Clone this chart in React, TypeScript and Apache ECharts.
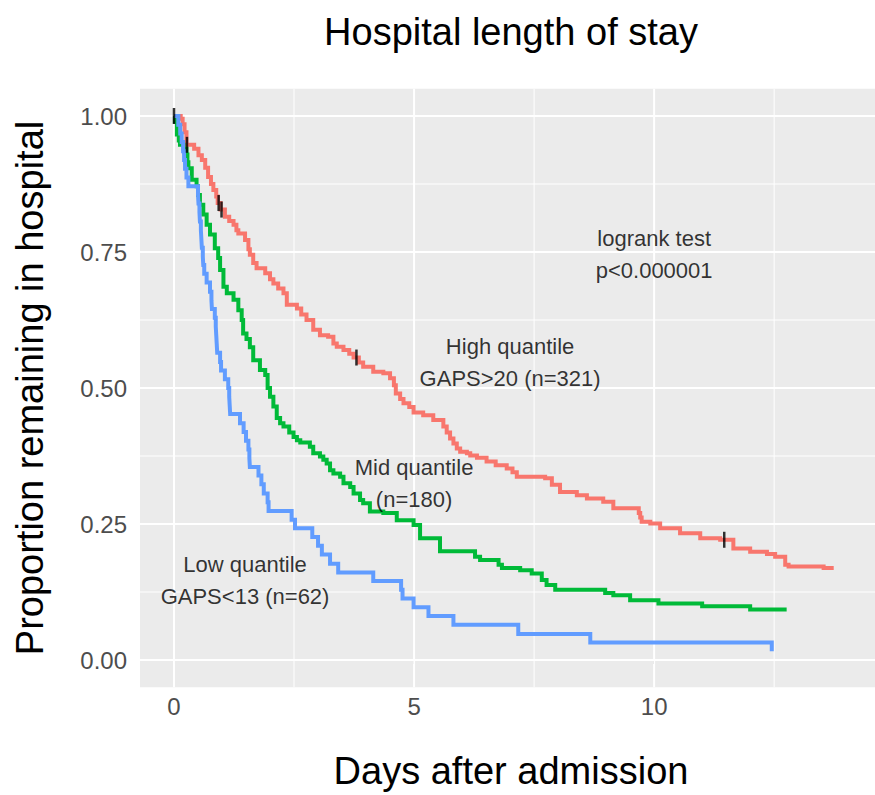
import React, { useEffect, useRef } from "react";
import * as echarts from "echarts";

// Kaplan–Meier estimates of the proportion still in hospital, by GAPS group
const highTimes = [0, 0.14, 0.18, 0.22, 0.26, 0.42, 0.51, 0.58, 0.65, 0.71, 0.77, 0.82, 0.88, 0.91, 0.97, 1.06, 1.15, 1.24, 1.30, 1.34, 1.48, 1.55, 1.58, 1.65, 1.72, 1.90, 2.00, 2.07, 2.17, 2.28, 2.35, 2.56, 2.65, 2.76, 2.90, 3.04, 3.21, 3.32, 3.39, 3.53, 3.65, 3.74, 3.85, 3.94, 4.15, 4.36, 4.50, 4.58, 4.62, 4.71, 4.78, 4.90, 4.99, 5.19, 5.40, 5.61, 5.68, 5.75, 5.82, 5.89, 5.96, 6.10, 6.17, 6.31, 6.51, 6.70, 6.93, 7.05, 7.14, 7.73, 7.87, 8.04, 8.39, 8.60, 8.94, 9.15, 9.68, 9.71, 9.74, 9.92, 10.125, 10.54, 10.96, 11.375, 11.65, 12.0, 12.35, 12.52, 12.73, 12.80, 13.53, 13.74];
const highSurv = [1.0, 0.995, 0.985, 0.97, 0.947, 0.94, 0.928, 0.919, 0.905, 0.888, 0.875, 0.864, 0.852, 0.84, 0.828, 0.815, 0.807, 0.80, 0.79, 0.784, 0.772, 0.755, 0.745, 0.73, 0.72, 0.711, 0.70, 0.692, 0.683, 0.674, 0.653, 0.646, 0.635, 0.625, 0.607, 0.597, 0.594, 0.582, 0.576, 0.57, 0.563, 0.556, 0.547, 0.539, 0.53, 0.527, 0.518, 0.505, 0.49, 0.48, 0.472, 0.465, 0.455, 0.45, 0.441, 0.429, 0.418, 0.407, 0.398, 0.389, 0.383, 0.38, 0.376, 0.372, 0.365, 0.358, 0.352, 0.345, 0.337, 0.334, 0.322, 0.309, 0.303, 0.297, 0.291, 0.279, 0.27, 0.262, 0.254, 0.251, 0.242, 0.233, 0.224, 0.221, 0.205, 0.199, 0.195, 0.19, 0.175, 0.172, 0.169, 0.169];

const midTimes = [0, 0.02, 0.06, 0.10, 0.125, 0.20, 0.26, 0.28, 0.30, 0.37, 0.47, 0.50, 0.54, 0.61, 0.68, 0.75, 0.85, 0.92, 0.96, 1.03, 1.10, 1.24, 1.34, 1.41, 1.44, 1.51, 1.58, 1.65, 1.79, 1.90, 1.95, 2.00, 2.07, 2.14, 2.21, 2.28, 2.40, 2.49, 2.56, 2.63, 2.83, 2.90, 3.04, 3.11, 3.18, 3.25, 3.32, 3.46, 3.53, 3.67, 3.74, 3.875, 3.94, 4.08, 4.36, 4.64, 4.99, 5.125, 5.54, 6.27, 6.375, 6.76, 6.83, 7.21, 7.45, 7.66, 7.76, 7.94, 8.98, 9.15, 9.5, 10.09, 11.0, 12.0, 12.76];
const midSurv = [1.0, 0.99, 0.966, 0.955, 0.947, 0.94, 0.929, 0.915, 0.904, 0.883, 0.871, 0.855, 0.837, 0.819, 0.80, 0.782, 0.757, 0.739, 0.717, 0.686, 0.674, 0.662, 0.643, 0.625, 0.60, 0.59, 0.575, 0.551, 0.533, 0.524, 0.50, 0.484, 0.466, 0.445, 0.435, 0.429, 0.418, 0.41, 0.404, 0.40, 0.392, 0.38, 0.374, 0.368, 0.361, 0.349, 0.343, 0.337, 0.325, 0.318, 0.306, 0.294, 0.288, 0.273, 0.27, 0.257, 0.248, 0.224, 0.200, 0.19, 0.184, 0.175, 0.169, 0.165, 0.159, 0.147, 0.138, 0.129, 0.123, 0.119, 0.11, 0.104, 0.099, 0.093, 0.093];

const lowTimes = [0, 0.09, 0.13, 0.16, 0.19, 0.21, 0.23, 0.26, 0.30, 0.50, 0.51, 0.53, 0.54, 0.56, 0.57, 0.58, 0.60, 0.61, 0.63, 0.68, 0.75, 0.78, 0.79, 0.85, 0.87, 0.88, 0.89, 0.90, 0.96, 0.98, 1.06, 1.13, 1.15, 1.16, 1.17, 1.375, 1.45, 1.50, 1.55, 1.57, 1.58, 1.76, 1.82, 1.87, 1.95, 1.97, 2.45, 2.52, 2.88, 3.0, 3.08, 3.25, 3.42, 4.15, 4.73, 4.76, 4.99, 5.30, 5.82, 7.17, 8.67, 12.45];
const lowSurv = [1.0, 0.984, 0.968, 0.952, 0.935, 0.919, 0.903, 0.887, 0.871, 0.855, 0.839, 0.823, 0.806, 0.790, 0.774, 0.758, 0.742, 0.726, 0.710, 0.694, 0.677, 0.661, 0.645, 0.629, 0.613, 0.597, 0.581, 0.565, 0.548, 0.532, 0.516, 0.500, 0.484, 0.468, 0.452, 0.435, 0.419, 0.403, 0.387, 0.371, 0.355, 0.339, 0.323, 0.306, 0.290, 0.274, 0.258, 0.242, 0.226, 0.210, 0.194, 0.177, 0.161, 0.145, 0.129, 0.113, 0.097, 0.081, 0.065, 0.048, 0.032, 0.016];

// censored observations (marked with "|") on the high-GAPS curve
const highCensorTimes = [0, 0.27, 0.93, 0.99, 3.80, 11.46];

// axis ticks and grid
const xTicks = [0, 5, 10];
const xMinorGrid = [2.5, 7.5, 12.5];
const yTicks = [0, 0.25, 0.5, 0.75, 1.0];
const yMinorGrid = [0.125, 0.375, 0.625, 0.875];

// in-panel annotations: [x, y, text]
const annotations: [number, number, string][] = [
  [10.0, 0.746, "logrank test\np<0.000001"],
  [7.0, 0.546, "High quantile\nGAPS>20 (n=321)"],
  [5.0, 0.325, "Mid quantile\n(n=180)"],
  [1.48, 0.147, "Low quantile\nGAPS<13 (n=62)"],
];

const TITLE = "Hospital length of stay";
const X_TITLE = "Days after admission";
const Y_TITLE = "Proportion remaining in hospital";

const X_MIN = -0.708;
const X_MAX = 14.6;
const Y_MIN = -0.05;
const Y_MAX = 1.05;

const FONT = "'Liberation Sans', Arial, sans-serif";

const zip = (t: number[], s: number[]) => t.map((v, i) => [v, s[i]]);
const survAt = (t: number[], s: number[], at: number) => {
  let v = s[0];
  for (let i = 0; i < t.length; i++) if (t[i] <= at) v = s[i];
  return v;
};

export default function App() {
  const ref = useRef<HTMLDivElement>(null);

  useEffect(() => {
    if (!ref.current) return;
    const chart = echarts.init(ref.current, undefined, { renderer: "svg" });

    const gridSeries: any[] = [];
    const addLine = (data: number[][], width: number) =>
      gridSeries.push({
        type: "line",
        data,
        symbol: "none",
        silent: true,
        z: 1,
        lineStyle: { color: "#FFFFFF", width },
      });
    xMinorGrid.forEach((x) => addLine([[x, Y_MIN], [x, Y_MAX]], 1));
    yMinorGrid.forEach((y) => addLine([[X_MIN, y], [X_MAX, y]], 1));
    xTicks.forEach((x) => addLine([[x, Y_MIN], [x, Y_MAX]], 2));
    yTicks.forEach((y) => addLine([[X_MIN, y], [X_MAX, y]], 2));

    const curve = (name: string, t: number[], s: number[], color: string, z: number) => ({
      type: "line",
      name,
      step: "end",
      data: zip(t, s),
      showSymbol: false,
      symbol: "none",
      z,
      lineStyle: { color, width: 4, join: "miter" },
    });

    chart.setOption({
      animation: false,
      backgroundColor: "#FFFFFF",
      grid: {
        left: 140,
        right: 0,
        top: 88.8,
        bottom: 107.8,
        show: true,
        backgroundColor: "#EBEBEB",
        borderWidth: 0,
      },
      xAxis: {
        type: "value",
        min: X_MIN,
        max: X_MAX,
        axisLine: { show: false },
        splitLine: { show: false },
        axisTick: {
          show: true,
          customValues: xTicks,
          length: 4,
          lineStyle: { color: "#333333", width: 1.5 },
        },
        axisLabel: {
          customValues: xTicks,
          fontSize: 24,
          color: "#4D4D4D",
          fontFamily: FONT,
          margin: 7,
        },
      },
      yAxis: {
        type: "value",
        min: Y_MIN,
        max: Y_MAX,
        axisLine: { show: false },
        splitLine: { show: false },
        axisTick: {
          show: true,
          customValues: yTicks,
          length: 4,
          lineStyle: { color: "#333333", width: 1.5 },
        },
        axisLabel: {
          customValues: yTicks,
          formatter: (v: number) => v.toFixed(2),
          fontSize: 24,
          color: "#4D4D4D",
          fontFamily: FONT,
          margin: 13,
        },
      },
      series: [
        ...gridSeries,
        curve("High quantile", highTimes, highSurv, "#F8766D", 3),
        curve("Mid quantile", midTimes, midSurv, "#00BA38", 4),
        curve("Low quantile", lowTimes, lowSurv, "#619CFF", 5),
        {
          type: "scatter",
          name: "censored",
          data: highCensorTimes.map((t) => [t, survAt(highTimes, highSurv, t)]),
          symbol: "rect",
          symbolSize: [2.5, 16],
          itemStyle: { color: "#000000" },
          z: 6,
          silent: true,
        },
        {
          type: "scatter",
          name: "annotations",
          data: annotations.map((a) => [a[0], a[1], a[2]]),
          symbolSize: 1,
          itemStyle: { color: "rgba(0,0,0,0)" },
          z: 7,
          silent: true,
          label: {
            show: true,
            position: "inside",
            formatter: (p: any) => p.data[2],
            fontSize: 22,
            lineHeight: 32,
            color: "#000000",
            fontFamily: FONT,
            align: "center",
            verticalAlign: "middle",
          },
        },
      ],
      graphic: [
        {
          type: "text",
          x: 511,
          y: 32,
          style: {
            text: TITLE,
            fontSize: 38,
            fontFamily: FONT,
            fill: "#000000",
            textAlign: "center",
            textVerticalAlign: "middle",
          },
        },
        {
          type: "text",
          x: 511,
          y: 771,
          style: {
            text: X_TITLE,
            fontSize: 38,
            fontFamily: FONT,
            fill: "#000000",
            textAlign: "center",
            textVerticalAlign: "middle",
          },
        },
        {
          type: "text",
          x: 30,
          y: 388,
          rotation: Math.PI / 2,
          style: {
            text: Y_TITLE,
            fontSize: 38,
            fontFamily: FONT,
            fill: "#000000",
            textAlign: "center",
            textVerticalAlign: "middle",
          },
        },
      ],
    });

    return () => chart.dispose();
  }, []);

  return (
    <div
      style={{
        position: "fixed",
        left: 0,
        top: 0,
        width: 875,
        height: 795,
        background: "#FFFFFF",
      }}
    >
      <div ref={ref} style={{ width: 875, height: 795 }} />
    </div>
  );
}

__________

Task description:
Return nothing but the lines running from the start of the data to the line with "0.172, 0.169, 0.169];", please, both ends included and no pictures.

Solution to the exercise:
Clone this chart in React, TypeScript and Apache ECharts.
import React, { useEffect, useRef } from "react";
import * as echarts from "echarts";

// Kaplan–Meier estimates of the proportion still in hospital, by GAPS group
const highTimes = [0, 0.14, 0.18, 0.22, 0.26, 0.42, 0.51, 0.58, 0.65, 0.71, 0.77, 0.82, 0.88, 0.91, 0.97, 1.06, 1.15, 1.24, 1.30, 1.34, 1.48, 1.55, 1.58, 1.65, 1.72, 1.90, 2.00, 2.07, 2.17, 2.28, 2.35, 2.56, 2.65, 2.76, 2.90, 3.04, 3.21, 3.32, 3.39, 3.53, 3.65, 3.74, 3.85, 3.94, 4.15, 4.36, 4.50, 4.58, 4.62, 4.71, 4.78, 4.90, 4.99, 5.19, 5.40, 5.61, 5.68, 5.75, 5.82, 5.89, 5.96, 6.10, 6.17, 6.31, 6.51, 6.70, 6.93, 7.05, 7.14, 7.73, 7.87, 8.04, 8.39, 8.60, 8.94, 9.15, 9.68, 9.71, 9.74, 9.92, 10.125, 10.54, 10.96, 11.375, 11.65, 12.0, 12.35, 12.52, 12.73, 12.80, 13.53, 13.74];
const highSurv = [1.0, 0.995, 0.985, 0.97, 0.947, 0.94, 0.928, 0.919, 0.905, 0.888, 0.875, 0.864, 0.852, 0.84, 0.828, 0.815, 0.807, 0.80, 0.79, 0.784, 0.772, 0.755, 0.745, 0.73, 0.72, 0.711, 0.70, 0.692, 0.683, 0.674, 0.653, 0.646, 0.635, 0.625, 0.607, 0.597, 0.594, 0.582, 0.576, 0.57, 0.563, 0.556, 0.547, 0.539, 0.53, 0.527, 0.518, 0.505, 0.49, 0.48, 0.472, 0.465, 0.455, 0.45, 0.441, 0.429, 0.418, 0.407, 0.398, 0.389, 0.383, 0.38, 0.376, 0.372, 0.365, 0.358, 0.352, 0.345, 0.337, 0.334, 0.322, 0.309, 0.303, 0.297, 0.291, 0.279, 0.27, 0.262, 0.254, 0.251, 0.242, 0.233, 0.224, 0.221, 0.205, 0.199, 0.195, 0.19, 0.175, 0.172, 0.169, 0.169];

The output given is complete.